8. Exposure to blood and other body substances

Responsibilities for managing exposure to blood and body substances

      1. Responsibilities for managing exposure to blood and body substances

Responsibilities for managing exposure to blood and body substances

The practice must have written policies and procedures to manage accidental exposure to blood or body substances, whether by penetrative injury or splash to eyes, mucous membranes or broken skin. These policies should be relevant to the daily routines of the practice and must be reviewed and updated regularly (Table 8.1. Policies and procedures to prevent blood-borne infections). 

In the event of an exposure incident, all staff must know:

  • what to do immediately after an exposure
  • who is responsible for ensuring that necessary activities are carried out
  • who to report to.

Staff must have immediate access to contact details of the nearest emergency department (including location), the nominated external service provider to whom the practice refers, and the health authority to which they must report exposures.

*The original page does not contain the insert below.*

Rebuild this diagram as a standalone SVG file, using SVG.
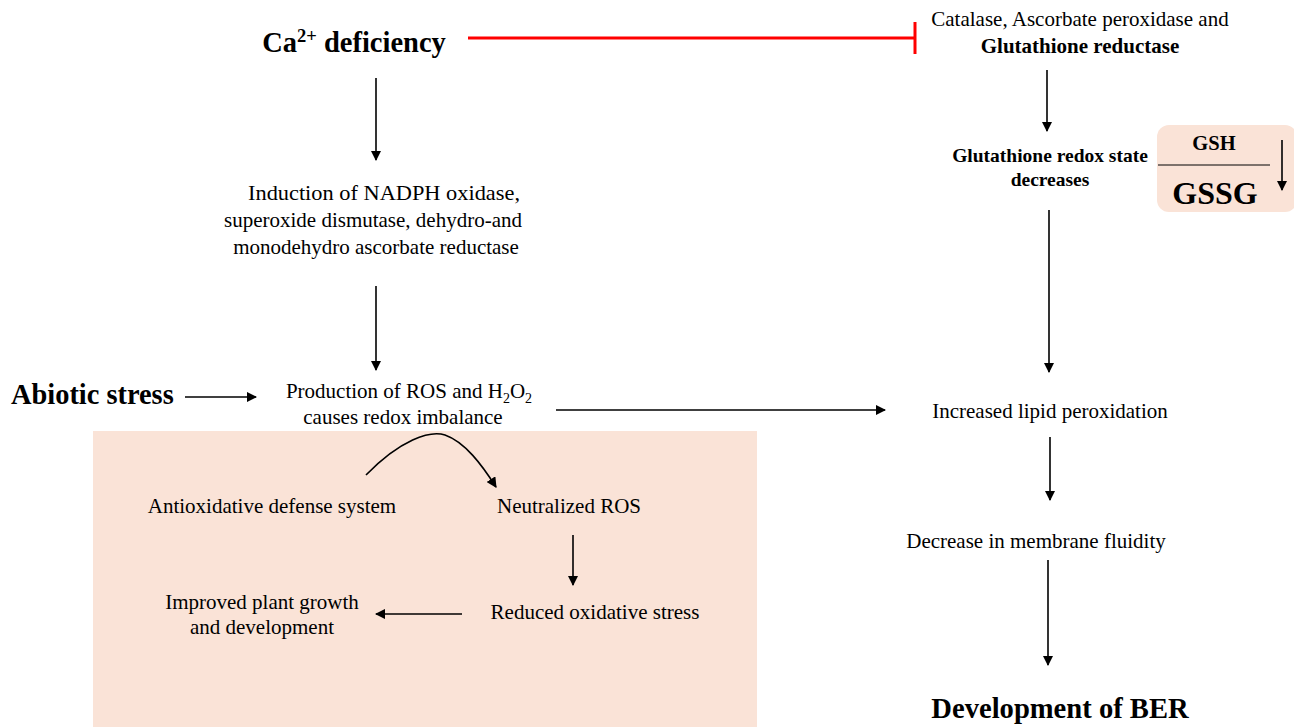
<svg xmlns="http://www.w3.org/2000/svg" width="1294" height="727" viewBox="0 0 1294 727">
  <style>
    text { font-family: "Liberation Serif", "Times New Roman", serif; fill: #000; }
    .t { font-size: 21px; }
    .c { text-anchor: middle; }
    .b { font-weight: bold; }
    .conn { stroke: #000; stroke-width: 1.6; fill: none; }
  </style>
  <defs>
    <marker id="ah" viewBox="0 0 10 10" refX="9" refY="5" markerWidth="6.5" markerHeight="6.5" markerUnits="strokeWidth" orient="auto">
      <path d="M0,0 L10,5 L0,10 Z" fill="#000"/>
    </marker>
  </defs>

  <!-- shaded panel behind the defense loop -->
  <rect id="panel" x="93" y="431" width="664" height="296" fill="#FAE3D7"/>

  <g id="connectors">
    <!-- inhibition -->
    <line x1="468" y1="38" x2="915" y2="38" stroke="#FF0000" stroke-width="3"/>
    <line x1="915" y1="22" x2="915" y2="54" stroke="#FF0000" stroke-width="3"/>
    <line class="conn" x1="376" y1="78" x2="376" y2="160" marker-end="url(#ah)"/>
    <line class="conn" x1="376" y1="286" x2="376" y2="370" marker-end="url(#ah)"/>
    <line class="conn" x1="185" y1="397" x2="256" y2="397" marker-end="url(#ah)"/>
    <line class="conn" x1="556" y1="410" x2="885" y2="410" marker-end="url(#ah)"/>
    <line class="conn" x1="1047" y1="70" x2="1047" y2="131" marker-end="url(#ah)"/>
    <line class="conn" x1="1049" y1="210" x2="1049" y2="372" marker-end="url(#ah)"/>
    <line class="conn" x1="1050" y1="437" x2="1050" y2="500" marker-end="url(#ah)"/>
    <line class="conn" x1="1048" y1="560" x2="1048" y2="665" marker-end="url(#ah)"/>
    <path class="conn" d="M366,475 C400,440 430,430 445,435 C465,442 482,465 496,487" marker-end="url(#ah)"/>
    <line class="conn" x1="573" y1="535" x2="573" y2="585" marker-end="url(#ah)"/>
    <line class="conn" x1="462" y1="614" x2="376" y2="614" marker-end="url(#ah)"/>
  </g>

  <g id="ca-deficiency">
    <text x="354" y="52" class="c b" font-size="28.5">Ca<tspan font-size="18.5" dy="-10">2+</tspan><tspan dy="10"> deficiency</tspan></text>
  </g>

  <g id="enzymes">
    <text x="1080" y="26" class="t c">Catalase, Ascorbate peroxidase and</text>
    <text x="1080" y="53" class="t c b">Glutathione reductase</text>
  </g>

  <g id="redox-state">
    <text x="1050" y="162" class="c b" font-size="19.5">Glutathione redox state</text>
    <text x="1050" y="186" class="c b" font-size="19.5">decreases</text>
  </g>

  <g id="gsh-ratio">
    <rect x="1157" y="125" width="140" height="87" rx="12" fill="#FAE3D7"/>
    <text x="1214" y="150" class="c b" font-size="20.5">GSH</text>
    <line x1="1158" y1="165" x2="1270" y2="165" stroke="#000" stroke-width="1"/>
    <text x="1215" y="204" class="c b" font-size="32">GSSG</text>
    <line class="conn" x1="1282" y1="140" x2="1282" y2="190" marker-end="url(#ah)"/>
  </g>

  <g id="induction">
    <text x="384" y="200" class="t c" textLength="272" lengthAdjust="spacingAndGlyphs">Induction of NADPH oxidase,</text>
    <text x="373" y="227" class="t c">superoxide dismutase, dehydro-and</text>
    <text x="376" y="254" class="t c">monodehydro ascorbate reductase</text>
  </g>

  <g id="abiotic-stress">
    <text x="11" y="404" class="b" font-size="28.4">Abiotic stress</text>
  </g>

  <g id="ros-production">
    <text x="409" y="398" class="t c">Production of ROS and H<tspan font-size="14" dy="5">2</tspan><tspan dy="-5">O</tspan><tspan font-size="14" dy="5">2</tspan></text>
    <text x="403" y="424" class="t c">causes redox imbalance</text>
  </g>

  <g id="lipid-peroxidation">
    <text x="1050" y="418" class="t c">Increased lipid peroxidation</text>
  </g>

  <g id="membrane-fluidity">
    <text x="1036" y="548" class="t c">Decrease in membrane fluidity</text>
  </g>

  <g id="ber">
    <text x="1060" y="718" class="c b" font-size="28.6">Development of BER</text>
  </g>

  <g id="antioxidative">
    <text x="272" y="513" class="t c">Antioxidative defense system</text>
  </g>

  <g id="neutralized">
    <text x="569" y="513" class="t c">Neutralized ROS</text>
  </g>

  <g id="reduced-stress">
    <text x="595" y="619" class="t c">Reduced oxidative stress</text>
  </g>

  <g id="improved-growth">
    <text x="262" y="609" class="t c">Improved plant growth</text>
    <text x="262" y="634" class="t c">and development</text>
  </g>
</svg>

Employers must ensure that staff receive regular training and education appropriate for the tasks they are expected to perform.

Staff involved in exposure-prone procedures must have access to appropriate information, training, counselling and vaccination programs.

It is mandatory to report occupational exposures immediately to a designated person, if present, for advice and further treatment, if indicated and available. All testing procedures and follow-up treatment must be fully documented. Practices must follow their state or territory requirements for reporting sharps injuries and exposures to blood or other body substances.

If the incident occurred during a procedure, the possibility of the patient being exposed to the injured health professional’s blood must also be considered. If there is a risk of that a patient was exposed to a health professional’s blood, the guidance on risk assessment, screening test and treatment for the exposed person must be applied to the patient.

After exposure incident has occurred and been managed, the employer must analyse the cause and modify procedures as required to reduce the risk of recurrence and protect staff.

Healthcare workers have a responsibility to know whether they have blood-borne infections. Practices could encourage self-disclosure by ensuring confidentiality and, where practical, by providing counselling and modification of work practices or redeployment to reduce risk of transmission, if necessary.

Healthcare workers with blood-borne infections should be advised by their treating clinician about any limitations to exposure-prone procedures they can perform.

Table 8.1. Policies and procedures to prevent blood-borne infections

Each practice must have clear policies and procedures for all of the following:

Safe handling and disposal of sharps

Safe handling and transport of specimens

Safe handling and disposal of waste

Environmental cleaning

Appropriate management of blood and body substance spills

Safe handling and cleaning of reusable medical devices

Exposure to blood and body substance

Hand hygiene

Where patients and staff can access personal protective equipment

How and when staff members are educated on the appropriate application, removal, and disposal of personal protective equipment.